ICW deputy coordinator Emerson Yuntho said Wednesday there were at least seven groups of officials that might benefit from the regulation once it was endorsed.

“They are the communication and information minister, the Attorney General, the chief of the Jakarta district court, the President and his ministers, the members of the National Interception Central Board, the National Interception Supervisory Board, and the National Police chief,” he said.

“The list also extends to their families and colleagues,” he added.

Emerson said those officials had a dominant role stipulated in the proposed regulation.

“So, if the Corruption Eradication Commission [KPK] wants to wiretap one of them, it will be very difficult. The request for the wiretapping operation might be rejected or leaked,” he said.

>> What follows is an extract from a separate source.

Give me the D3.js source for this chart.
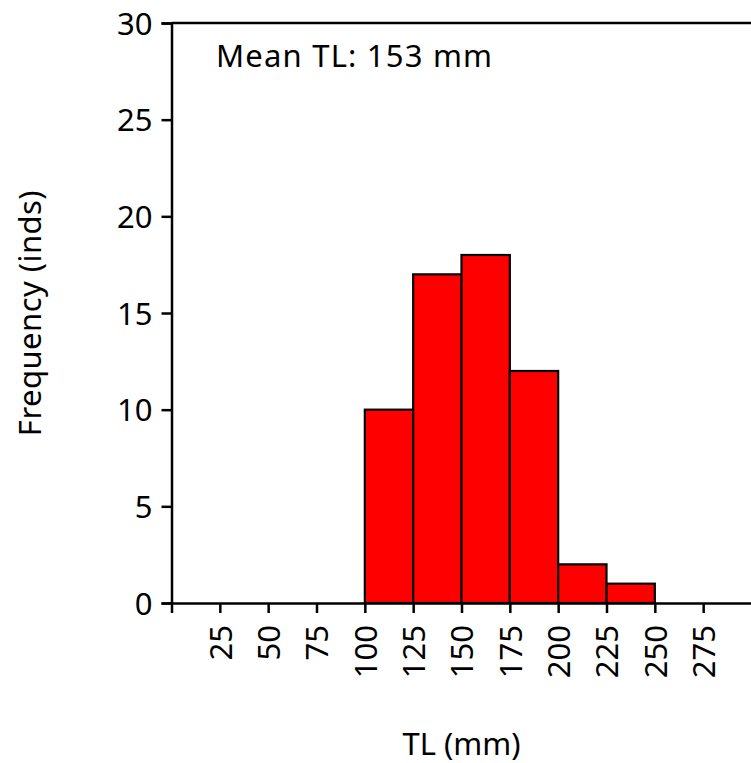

A former prosecutor at the Attorney General’s Office investigation division, Chairul Imam, agreed with Emerson and said the planned regulation needed to be dropped.

“As long as the salaries for police officers and prosecutors remain low, then there is a great chance for
the wiretapping right to be misused,” he said.

Meanwhile, Asep Iwan Iriawan, who is a former judge at the Jakarta district court, said the government needed to have a much broader comprehension about the importance of wiretapping operations before proposing a plan to regulate it.

“Wiretapping operations are part of investigations that are based on solid legal grounds in the Constitution. The process of conducting wiretappings should be left to the respective law enforcement institutions,” he said.

“So, it is very important to maintain the secretive nature of wiretappings. How can we get a permission to wiretap a district court judge, if he is the subject of an investigation?” he added.

The proposed regulation on wiretapping has caused many controversies and debates, since it obligates all law enforcement institutions, including the KPK, to get permission from the Central Jakarta District Court before wiretapping public officials believed to be involved in corrupt practices.

Antigraft activists deemed the plan to be nothing but another effort to weaken the KPK after the Constitutional Court played on Nov. 3, wiretapped conversations, obtained by the KPK, between fugitive corruption suspect Anggoro Widjojo’s younger brother, Anggodo Widjojo and several high-ranking law enforcers from the National Police and the AGO.

The recordings revealed efforts to fabricate charges against KPK deputy chairmen Bibit Samad Rianto and Chandra M. Hamzah.

The controversy over the planned regulation has also ignited a fierce war of words between Information and Communications Minister Tifatul Sembiring and a member of the presidential advisory board, Adnan Buyung Nasution.

Adnan said Tifatul could have acted as the “spokesman for corruptors” because the minister was the one initiating the regulation draft in the first place.

Commenting on Adnan’s remarks, Tifatul said that he would “retire” Adnan as his senior.

Adnan then said Tifatul should have more respect to his seniors’ advices.